WRITTEN EXERCISE
Write again exactly the lines in the listing below, starting at the line with "What D3.js code" and ending at the line with "const ellipseR = [-0.79, -0.894, 0.827, -0.82];", both included. Pictures are not copied.

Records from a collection
****************************************

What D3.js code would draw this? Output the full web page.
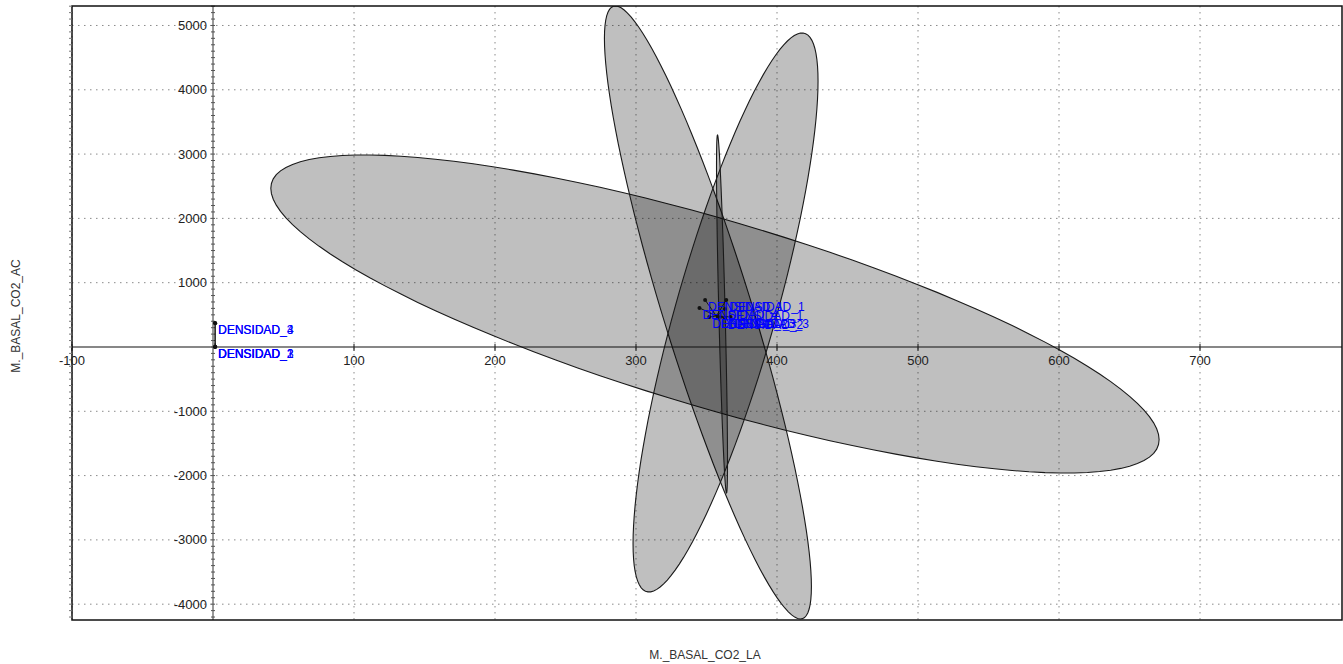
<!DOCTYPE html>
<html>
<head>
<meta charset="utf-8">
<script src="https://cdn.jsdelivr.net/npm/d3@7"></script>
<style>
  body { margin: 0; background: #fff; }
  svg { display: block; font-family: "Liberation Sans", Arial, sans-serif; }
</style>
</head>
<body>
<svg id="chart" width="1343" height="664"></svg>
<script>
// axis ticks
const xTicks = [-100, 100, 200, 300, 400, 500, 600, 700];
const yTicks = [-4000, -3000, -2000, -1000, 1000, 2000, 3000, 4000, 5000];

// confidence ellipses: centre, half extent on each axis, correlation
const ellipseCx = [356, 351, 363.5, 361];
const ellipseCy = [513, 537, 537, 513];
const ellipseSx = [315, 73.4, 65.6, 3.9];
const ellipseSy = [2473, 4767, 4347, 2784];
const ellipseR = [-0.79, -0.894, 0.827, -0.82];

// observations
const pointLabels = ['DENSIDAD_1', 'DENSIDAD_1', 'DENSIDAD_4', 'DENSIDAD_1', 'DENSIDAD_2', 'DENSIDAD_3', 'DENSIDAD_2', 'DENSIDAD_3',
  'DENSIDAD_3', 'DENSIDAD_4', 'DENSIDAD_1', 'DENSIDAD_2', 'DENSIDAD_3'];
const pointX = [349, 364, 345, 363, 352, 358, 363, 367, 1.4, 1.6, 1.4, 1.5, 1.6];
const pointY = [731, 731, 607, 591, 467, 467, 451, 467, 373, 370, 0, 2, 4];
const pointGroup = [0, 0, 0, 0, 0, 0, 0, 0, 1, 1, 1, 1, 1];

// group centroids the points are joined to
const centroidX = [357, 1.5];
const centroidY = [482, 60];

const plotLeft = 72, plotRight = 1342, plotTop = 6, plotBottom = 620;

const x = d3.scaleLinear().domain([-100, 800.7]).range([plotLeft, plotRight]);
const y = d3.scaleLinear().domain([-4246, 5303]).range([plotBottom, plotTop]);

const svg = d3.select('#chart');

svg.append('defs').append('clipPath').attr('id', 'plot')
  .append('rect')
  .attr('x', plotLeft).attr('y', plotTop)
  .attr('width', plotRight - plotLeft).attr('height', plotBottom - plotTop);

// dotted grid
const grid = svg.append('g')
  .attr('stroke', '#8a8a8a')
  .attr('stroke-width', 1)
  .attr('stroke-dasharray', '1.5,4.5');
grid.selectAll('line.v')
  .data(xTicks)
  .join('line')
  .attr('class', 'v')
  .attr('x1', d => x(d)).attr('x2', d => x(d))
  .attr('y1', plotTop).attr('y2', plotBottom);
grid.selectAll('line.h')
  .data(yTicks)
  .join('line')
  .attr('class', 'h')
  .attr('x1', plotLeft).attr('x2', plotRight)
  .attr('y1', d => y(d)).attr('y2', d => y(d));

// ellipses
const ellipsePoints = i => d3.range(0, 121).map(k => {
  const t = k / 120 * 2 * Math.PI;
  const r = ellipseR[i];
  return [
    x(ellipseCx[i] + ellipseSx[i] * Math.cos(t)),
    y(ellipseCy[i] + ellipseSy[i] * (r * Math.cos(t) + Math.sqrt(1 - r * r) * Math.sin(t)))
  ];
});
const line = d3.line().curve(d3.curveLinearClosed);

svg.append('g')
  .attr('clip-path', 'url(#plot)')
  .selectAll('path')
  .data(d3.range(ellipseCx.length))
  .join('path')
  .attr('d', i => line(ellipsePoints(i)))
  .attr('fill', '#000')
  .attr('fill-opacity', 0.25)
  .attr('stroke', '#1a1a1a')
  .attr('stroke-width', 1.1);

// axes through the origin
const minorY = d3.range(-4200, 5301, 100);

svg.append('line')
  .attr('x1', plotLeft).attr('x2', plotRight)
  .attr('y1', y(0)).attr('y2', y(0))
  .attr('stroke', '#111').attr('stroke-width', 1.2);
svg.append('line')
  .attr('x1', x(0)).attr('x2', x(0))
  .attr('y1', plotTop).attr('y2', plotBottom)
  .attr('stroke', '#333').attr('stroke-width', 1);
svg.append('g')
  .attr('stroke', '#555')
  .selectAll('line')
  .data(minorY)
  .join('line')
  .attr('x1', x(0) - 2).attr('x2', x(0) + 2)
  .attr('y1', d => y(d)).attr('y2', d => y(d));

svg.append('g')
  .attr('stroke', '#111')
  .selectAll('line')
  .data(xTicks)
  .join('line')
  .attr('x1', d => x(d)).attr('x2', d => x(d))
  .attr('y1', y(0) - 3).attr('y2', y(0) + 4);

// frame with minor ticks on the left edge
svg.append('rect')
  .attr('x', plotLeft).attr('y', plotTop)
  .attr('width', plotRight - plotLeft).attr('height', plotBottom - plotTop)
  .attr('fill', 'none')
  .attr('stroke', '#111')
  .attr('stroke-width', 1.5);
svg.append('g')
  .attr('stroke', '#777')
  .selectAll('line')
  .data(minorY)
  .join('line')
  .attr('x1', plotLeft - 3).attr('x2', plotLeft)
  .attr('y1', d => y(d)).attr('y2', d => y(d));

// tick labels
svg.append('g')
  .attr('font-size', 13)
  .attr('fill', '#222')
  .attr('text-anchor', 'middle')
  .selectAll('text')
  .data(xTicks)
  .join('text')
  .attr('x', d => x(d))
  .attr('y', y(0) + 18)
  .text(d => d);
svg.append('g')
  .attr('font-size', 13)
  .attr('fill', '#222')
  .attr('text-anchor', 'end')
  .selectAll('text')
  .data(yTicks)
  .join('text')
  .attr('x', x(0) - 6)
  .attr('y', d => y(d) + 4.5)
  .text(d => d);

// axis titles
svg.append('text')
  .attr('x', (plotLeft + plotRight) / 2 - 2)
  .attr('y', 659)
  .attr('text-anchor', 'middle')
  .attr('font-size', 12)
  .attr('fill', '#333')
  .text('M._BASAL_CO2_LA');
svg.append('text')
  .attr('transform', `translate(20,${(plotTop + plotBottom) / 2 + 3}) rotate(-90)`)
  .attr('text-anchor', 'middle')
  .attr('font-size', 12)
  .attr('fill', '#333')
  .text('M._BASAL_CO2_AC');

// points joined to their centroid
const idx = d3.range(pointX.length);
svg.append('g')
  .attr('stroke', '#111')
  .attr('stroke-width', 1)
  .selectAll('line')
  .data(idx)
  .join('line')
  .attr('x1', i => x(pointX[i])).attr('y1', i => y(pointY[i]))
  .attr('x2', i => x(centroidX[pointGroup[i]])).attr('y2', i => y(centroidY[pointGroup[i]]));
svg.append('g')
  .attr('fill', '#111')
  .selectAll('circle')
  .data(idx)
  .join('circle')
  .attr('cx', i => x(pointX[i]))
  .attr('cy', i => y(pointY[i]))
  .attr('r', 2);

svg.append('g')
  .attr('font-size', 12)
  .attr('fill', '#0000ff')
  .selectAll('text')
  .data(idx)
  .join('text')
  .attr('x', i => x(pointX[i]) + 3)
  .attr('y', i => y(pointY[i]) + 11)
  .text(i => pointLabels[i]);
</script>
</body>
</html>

****************************************

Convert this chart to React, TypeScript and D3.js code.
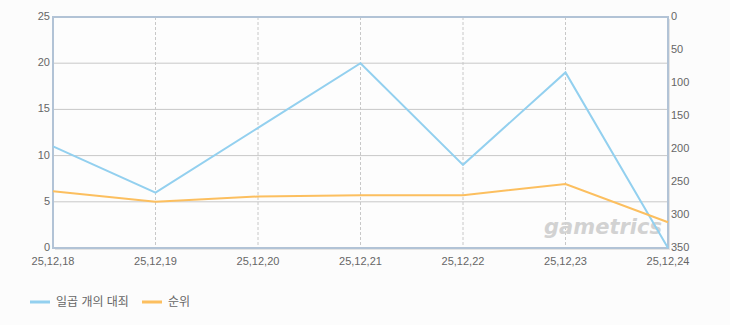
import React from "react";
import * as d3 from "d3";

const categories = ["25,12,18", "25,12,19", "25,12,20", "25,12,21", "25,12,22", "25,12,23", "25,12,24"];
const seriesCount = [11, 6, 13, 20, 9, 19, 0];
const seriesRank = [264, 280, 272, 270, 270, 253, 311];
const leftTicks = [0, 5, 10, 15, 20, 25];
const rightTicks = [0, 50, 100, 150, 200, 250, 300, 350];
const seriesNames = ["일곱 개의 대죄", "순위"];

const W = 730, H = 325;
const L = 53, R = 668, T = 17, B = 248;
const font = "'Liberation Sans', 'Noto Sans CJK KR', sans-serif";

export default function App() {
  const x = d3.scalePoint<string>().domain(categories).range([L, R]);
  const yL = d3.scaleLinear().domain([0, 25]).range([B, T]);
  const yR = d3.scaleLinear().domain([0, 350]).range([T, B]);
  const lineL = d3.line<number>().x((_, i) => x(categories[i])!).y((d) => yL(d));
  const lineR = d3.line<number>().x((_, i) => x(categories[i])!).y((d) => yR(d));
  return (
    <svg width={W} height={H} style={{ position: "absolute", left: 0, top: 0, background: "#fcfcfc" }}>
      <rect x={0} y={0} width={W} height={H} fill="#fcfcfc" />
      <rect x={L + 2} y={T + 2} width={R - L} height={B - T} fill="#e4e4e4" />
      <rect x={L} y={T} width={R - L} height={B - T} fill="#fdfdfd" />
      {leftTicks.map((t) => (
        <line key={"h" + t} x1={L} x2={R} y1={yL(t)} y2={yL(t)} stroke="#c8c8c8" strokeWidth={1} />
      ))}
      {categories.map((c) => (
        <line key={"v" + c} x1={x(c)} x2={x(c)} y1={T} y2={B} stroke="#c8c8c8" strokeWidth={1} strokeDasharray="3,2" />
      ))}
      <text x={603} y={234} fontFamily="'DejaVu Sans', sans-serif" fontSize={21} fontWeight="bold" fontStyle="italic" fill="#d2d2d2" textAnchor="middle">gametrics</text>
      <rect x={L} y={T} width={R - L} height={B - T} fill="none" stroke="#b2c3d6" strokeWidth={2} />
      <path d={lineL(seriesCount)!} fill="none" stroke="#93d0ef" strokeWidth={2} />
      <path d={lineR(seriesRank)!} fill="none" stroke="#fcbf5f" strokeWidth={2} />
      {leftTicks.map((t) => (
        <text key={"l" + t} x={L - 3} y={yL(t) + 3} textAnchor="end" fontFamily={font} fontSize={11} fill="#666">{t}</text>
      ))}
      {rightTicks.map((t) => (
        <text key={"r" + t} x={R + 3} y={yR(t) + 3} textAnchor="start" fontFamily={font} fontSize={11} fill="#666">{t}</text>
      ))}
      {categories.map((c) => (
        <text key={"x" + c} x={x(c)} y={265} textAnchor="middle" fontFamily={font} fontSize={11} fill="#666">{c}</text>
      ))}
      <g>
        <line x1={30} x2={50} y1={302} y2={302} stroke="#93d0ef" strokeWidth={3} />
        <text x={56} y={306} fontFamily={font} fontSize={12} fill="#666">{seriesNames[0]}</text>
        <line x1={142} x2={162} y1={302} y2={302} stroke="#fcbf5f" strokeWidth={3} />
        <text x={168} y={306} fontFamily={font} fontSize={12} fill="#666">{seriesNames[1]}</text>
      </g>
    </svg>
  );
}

****************************************

EXPECTED OUTPUT
What D3.js code would draw this? Output the full web page.
<!DOCTYPE html>
<html>
<head>
<meta charset="utf-8">
<script src="https://cdn.jsdelivr.net/npm/d3@7"></script>
<style>
  body { margin: 0; background: #fff; }
  svg { display: block; font-family: "Liberation Sans", Arial, sans-serif; }
</style>
</head>
<body>
<svg id="chart" width="1343" height="664"></svg>
<script>
// axis ticks
const xTicks = [-100, 100, 200, 300, 400, 500, 600, 700];
const yTicks = [-4000, -3000, -2000, -1000, 1000, 2000, 3000, 4000, 5000];

// confidence ellipses: centre, half extent on each axis, correlation
const ellipseCx = [356, 351, 363.5, 361];
const ellipseCy = [513, 537, 537, 513];
const ellipseSx = [315, 73.4, 65.6, 3.9];
const ellipseSy = [2473, 4767, 4347, 2784];
const ellipseR = [-0.79, -0.894, 0.827, -0.82];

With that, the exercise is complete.